Apalagi, jika oknum yang terjerat dibekingi partai politik dan memiliki kekuasaan.
Hal ini menyebabkan penegakan hukum terhadap koruptor menjadi lebih sulit.
"Biang kerok korupsi di republik ini di politiknya. Untuk jadi bupati perlu uang. Gubernur DKI Jakarta paling dikit butuh Rp 250 miliar," ujar Ruki, di Fakultas Hukum Universitas Indonesia, Depok, Senin (15/8/2016).
Kepala daerah, kata Ruki, membutuhkan uang untuk modal kampanye.
Ketika terpilih, kepala daerah yang koruptif berupaya mengembalikan modal kampanye yang dikeluarkannya dengan cara yang tidak halal.

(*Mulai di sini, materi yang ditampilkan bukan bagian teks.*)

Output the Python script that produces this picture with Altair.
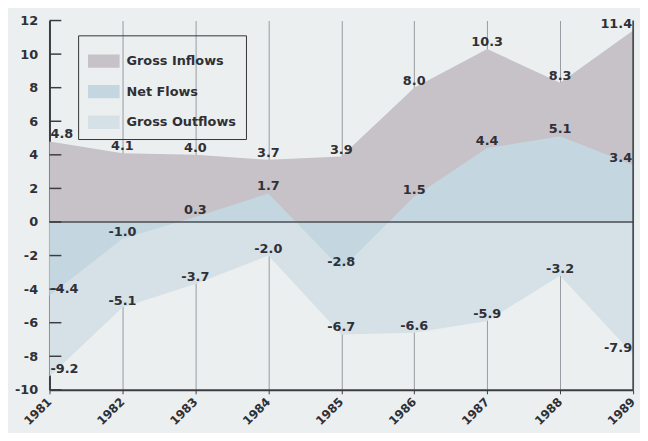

Hal ini menyebabkan para kepala daerah ini tidak fokus menunjukkan kinerja, tetapi sibuk mencari dana untuk mengembalikan modal kampanye.
"Itu sumber korupsi yang terjadi di Indonesia yang dilakukan oleh anggota DPR dan pejabat publik. Jadi kita perlu pemimpin dengan komitmen yang kuat," kata dia.
Ruki mengisahkan, teman sejawatnya ada yang terjerat korupsi setelah terjun di dunia politik. Namun, Ruki enggan menyebut siapa orang tersebut.
Padahal, kata dia, semasa masih berjuang bersama, orang tersebut sangat lurus dan jauh dari korupsi.
"Tapi begitu masuk dalam birokrasi, kena dia. Padahal, gue tahu siapa lo. Tapi kebijakan lo salah dan memberi keuntungan ke si X," kata Ruki.
Rekannya tersebut akhirnya terjerat korupsi karena menyalahgunakan wewenang serta menguntungkan diri sendiri dan orang lain.
Ruki mengatakan, korupsi terjadi lantaran sistem yang lemah dan buruk.
"Bukan cuma orangnya yang jahat, tapi sistemnya jelek. Maka harus dibenahi," kata dia.